> Directions: Retype the whole listing, please, keeping every line exact and dropping the pictures.

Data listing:
┏━━

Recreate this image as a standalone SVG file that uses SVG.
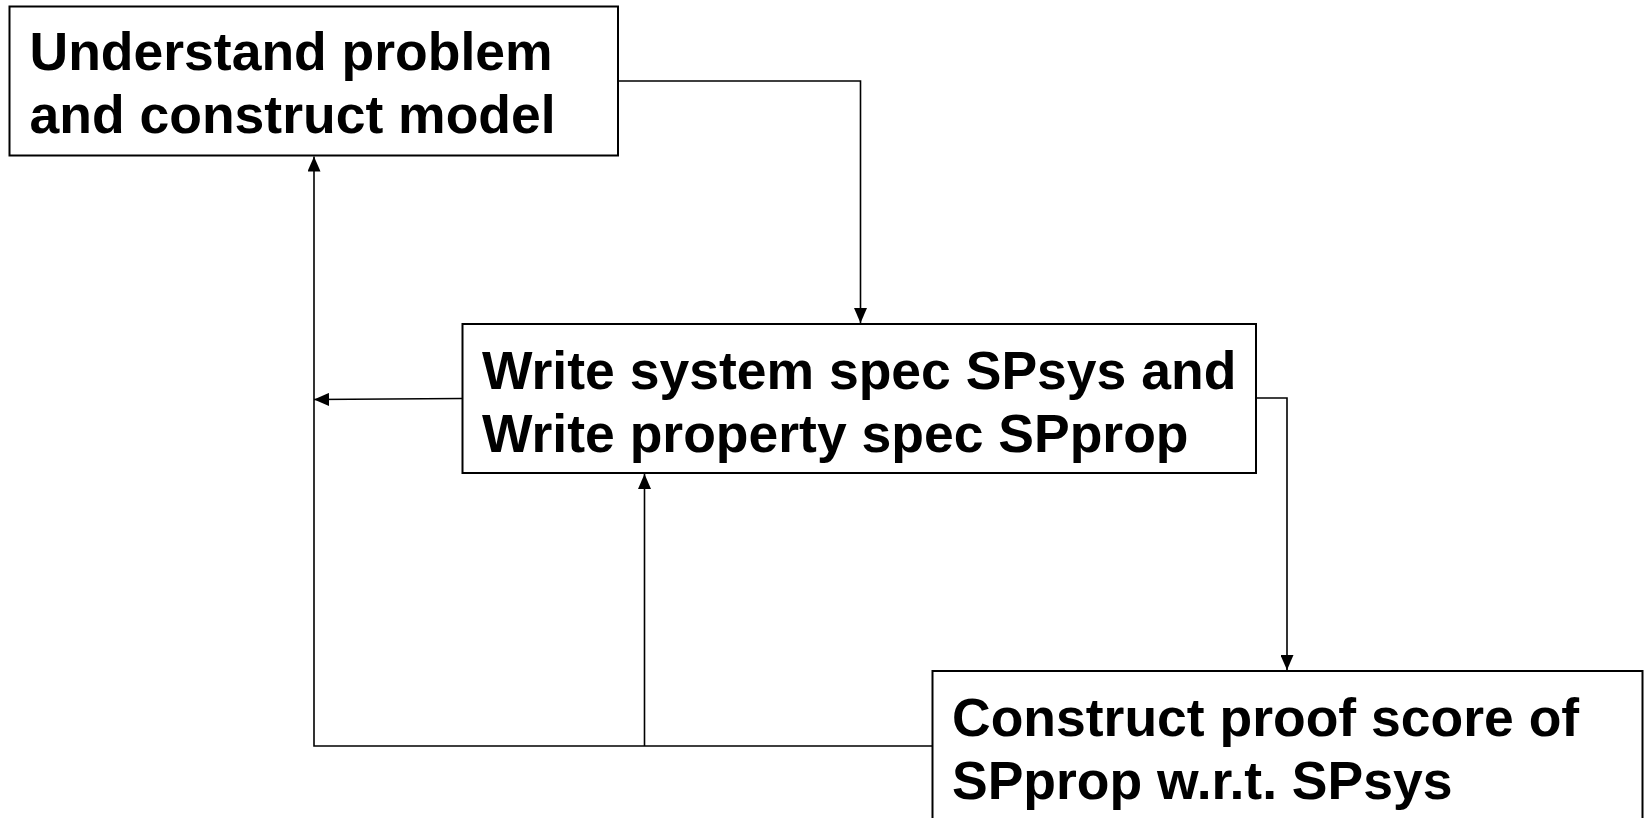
<svg xmlns="http://www.w3.org/2000/svg" width="1648" height="818" viewBox="0 0 1648 818">
<style>
.box{fill:#fff;stroke:#000;stroke-width:2}
.t{font-family:"Liberation Sans",Arial,sans-serif;font-weight:bold;font-size:53.5px;fill:#000}
.c{fill:none;stroke:#000;stroke-width:1.6}
</style>
<defs>
<marker id="ah" markerWidth="15" markerHeight="13" refX="15" refY="6.5" orient="auto" markerUnits="userSpaceOnUse">
<path d="M0,0 L15,6.5 L0,13 Z" fill="#000"/>
</marker>
</defs>
<rect width="1648" height="818" fill="#fff"/>
<g id="connectors">
<path class="c" d="M618,81 H860.5 V323" marker-end="url(#ah)"/>
<path class="c" d="M462,398.5 L314,399.5" marker-end="url(#ah)"/>
<path class="c" d="M932,746 H314 V156.5" marker-end="url(#ah)"/>
<path class="c" d="M644.5,746 V474" marker-end="url(#ah)"/>
<path class="c" d="M1256,398 H1287 V670" marker-end="url(#ah)"/>
</g>
<g id="node1">
<rect class="box" x="9.5" y="6.5" width="608.5" height="149"/>
<text class="t" x="29.5" y="70">Understand problem</text>
<text class="t" x="29.5" y="133">and construct model</text>
</g>
<g id="node2">
<rect class="box" x="462.5" y="324" width="793.5" height="149"/>
<text class="t" x="482" y="389">Write system spec SPsys and</text>
<text class="t" x="482" y="452">Write property spec SPprop</text>
</g>
<g id="node3">
<rect class="box" x="932.5" y="671" width="710" height="160"/>
<text class="t" x="952" y="736">Construct proof score of</text>
<text class="t" x="952" y="799">SPprop w.r.t. SPsys</text>
</g>
</svg>
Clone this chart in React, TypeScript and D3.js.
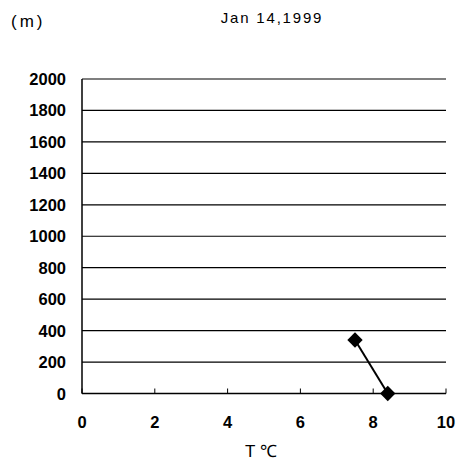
import React from "react";
import * as d3 from "d3";

const temps = [7.5, 8.4];
const heights = [340, 0];
const xTicks = [0, 2, 4, 6, 8, 10];
const yTicks = [0, 200, 400, 600, 800, 1000, 1200, 1400, 1600, 1800, 2000];
const title = "Jan 14,1999";
const yUnit = "(m)";
const xTitle = "T ℃";

const W = 459;
const H = 465;

export default function App() {
  const x = d3.scaleLinear().domain([0, 10]).range([82, 446]);
  const y = d3.scaleLinear().domain([0, 2000]).range([393.5, 79]);
  const pts = temps.map((t, i) => [x(t), y(heights[i])] as [number, number]);
  const line = d3.line()(pts) || "";
  const diamond = d3.symbol().type(d3.symbolDiamond2).size(150)() || "";
  const font = "'Liberation Sans', Arial, sans-serif";

  return (
    <svg
      width={W}
      height={H}
      style={{ position: "absolute", left: 0, top: 0, background: "#fff" }}
      fontFamily={font}
    >
      <rect width={W} height={H} fill="#fff" />
      {/* horizontal grid lines */}
      {yTicks.filter((v) => v > 0).map((v) => (
        <line key={v} x1={x(0)} x2={x(10)} y1={y(v)} y2={y(v)} stroke="#000" strokeWidth={1.2} />
      ))}
      {/* axes */}
      <line x1={x(0)} x2={x(0)} y1={y(2000)} y2={y(0)} stroke="#000" strokeWidth={1.5} />
      <line x1={x(0)} x2={x(10)} y1={y(0)} y2={y(0)} stroke="#000" strokeWidth={1.5} />
      {xTicks.map((v) => (
        <line key={v} x1={x(v)} x2={x(v)} y1={y(0)} y2={y(0) - 5} stroke="#000" strokeWidth={1} />
      ))}
      {/* y tick labels */}
      {yTicks.map((v) => (
        <text key={v} x={66} y={y(v) + 6} textAnchor="end" fontSize={16.5} fontWeight="bold" fill="#000">
          {v}
        </text>
      ))}
      {/* x tick labels */}
      {xTicks.map((v) => (
        <text key={v} x={x(v)} y={428} textAnchor="middle" fontSize={16.5} fontWeight="bold" fill="#000">
          {v}
        </text>
      ))}
      {/* data */}
      <path d={line} fill="none" stroke="#000" strokeWidth={2} />
      {pts.map((p, i) => (
        <path key={i} d={diamond} transform={`translate(${p[0]},${p[1]})`} fill="#000" />
      ))}
      {/* titles */}
      <text x={272} y={23} textAnchor="middle" fontSize={15} letterSpacing={1.8} fill="#000">
        {title}
      </text>
      <text x={11} y={27} fontSize={17} letterSpacing={3} fill="#000">
        {yUnit}
      </text>
      <text x={261} y={457} textAnchor="middle" fontSize={17} fill="#000">
        {xTitle}
      </text>
    </svg>
  );
}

┗━━

> Reply:
Recreate this image as a standalone SVG file that uses SVG.
<svg xmlns="http://www.w3.org/2000/svg" width="1648" height="818" viewBox="0 0 1648 818">
<style>
.box{fill:#fff;stroke:#000;stroke-width:2}
.t{font-family:"Liberation Sans",Arial,sans-serif;font-weight:bold;font-size:53.5px;fill:#000}
.c{fill:none;stroke:#000;stroke-width:1.6}
</style>
<defs>
<marker id="ah" markerWidth="15" markerHeight="13" refX="15" refY="6.5" orient="auto" markerUnits="userSpaceOnUse">
<path d="M0,0 L15,6.5 L0,13 Z" fill="#000"/>
</marker>
</defs>
<rect width="1648" height="818" fill="#fff"/>
<g id="connectors">
<path class="c" d="M618,81 H860.5 V323" marker-end="url(#ah)"/>
<path class="c" d="M462,398.5 L314,399.5" marker-end="url(#ah)"/>
<path class="c" d="M932,746 H314 V156.5" marker-end="url(#ah)"/>
<path class="c" d="M644.5,746 V474" marker-end="url(#ah)"/>
<path class="c" d="M1256,398 H1287 V670" marker-end="url(#ah)"/>
</g>
<g id="node1">
<rect class="box" x="9.5" y="6.5" width="608.5" height="149"/>
<text class="t" x="29.5" y="70">Understand problem</text>
<text class="t" x="29.5" y="133">and construct model</text>
</g>
<g id="node2">
<rect class="box" x="462.5" y="324" width="793.5" height="149"/>
<text class="t" x="482" y="389">Write system spec SPsys and</text>
<text class="t" x="482" y="452">Write property spec SPprop</text>
</g>
<g id="node3">
<rect class="box" x="932.5" y="671" width="710" height="160"/>
<text class="t" x="952" y="736">Construct proof score of</text>
<text class="t" x="952" y="799">SPprop w.r.t. SPsys</text>
</g>
</svg>
Clone this chart in React, TypeScript and D3.js.
import React from "react";
import * as d3 from "d3";

const temps = [7.5, 8.4];
const heights = [340, 0];
const xTicks = [0, 2, 4, 6, 8, 10];
const yTicks = [0, 200, 400, 600, 800, 1000, 1200, 1400, 1600, 1800, 2000];
const title = "Jan 14,1999";
const yUnit = "(m)";
const xTitle = "T ℃";

const W = 459;
const H = 465;

export default function App() {
  const x = d3.scaleLinear().domain([0, 10]).range([82, 446]);
  const y = d3.scaleLinear().domain([0, 2000]).range([393.5, 79]);
  const pts = temps.map((t, i) => [x(t), y(heights[i])] as [number, number]);
  const line = d3.line()(pts) || "";
  const diamond = d3.symbol().type(d3.symbolDiamond2).size(150)() || "";
  const font = "'Liberation Sans', Arial, sans-serif";

  return (
    <svg
      width={W}
      height={H}
      style={{ position: "absolute", left: 0, top: 0, background: "#fff" }}
      fontFamily={font}
    >
      <rect width={W} height={H} fill="#fff" />
      {/* horizontal grid lines */}
      {yTicks.filter((v) => v > 0).map((v) => (
        <line key={v} x1={x(0)} x2={x(10)} y1={y(v)} y2={y(v)} stroke="#000" strokeWidth={1.2} />
      ))}
      {/* axes */}
      <line x1={x(0)} x2={x(0)} y1={y(2000)} y2={y(0)} stroke="#000" strokeWidth={1.5} />
      <line x1={x(0)} x2={x(10)} y1={y(0)} y2={y(0)} stroke="#000" strokeWidth={1.5} />
      {xTicks.map((v) => (
        <line key={v} x1={x(v)} x2={x(v)} y1={y(0)} y2={y(0) - 5} stroke="#000" strokeWidth={1} />
      ))}
      {/* y tick labels */}
      {yTicks.map((v) => (
        <text key={v} x={66} y={y(v) + 6} textAnchor="end" fontSize={16.5} fontWeight="bold" fill="#000">
          {v}
        </text>
      ))}
      {/* x tick labels */}
      {xTicks.map((v) => (
        <text key={v} x={x(v)} y={428} textAnchor="middle" fontSize={16.5} fontWeight="bold" fill="#000">
          {v}
        </text>
      ))}
      {/* data */}
      <path d={line} fill="none" stroke="#000" strokeWidth={2} />
      {pts.map((p, i) => (
        <path key={i} d={diamond} transform={`translate(${p[0]},${p[1]})`} fill="#000" />
      ))}
      {/* titles */}
      <text x={272} y={23} textAnchor="middle" fontSize={15} letterSpacing={1.8} fill="#000">
        {title}
      </text>
      <text x={11} y={27} fontSize={17} letterSpacing={3} fill="#000">
        {yUnit}
      </text>
      <text x={261} y={457} textAnchor="middle" fontSize={17} fill="#000">
        {xTitle}
      </text>
    </svg>
  );
}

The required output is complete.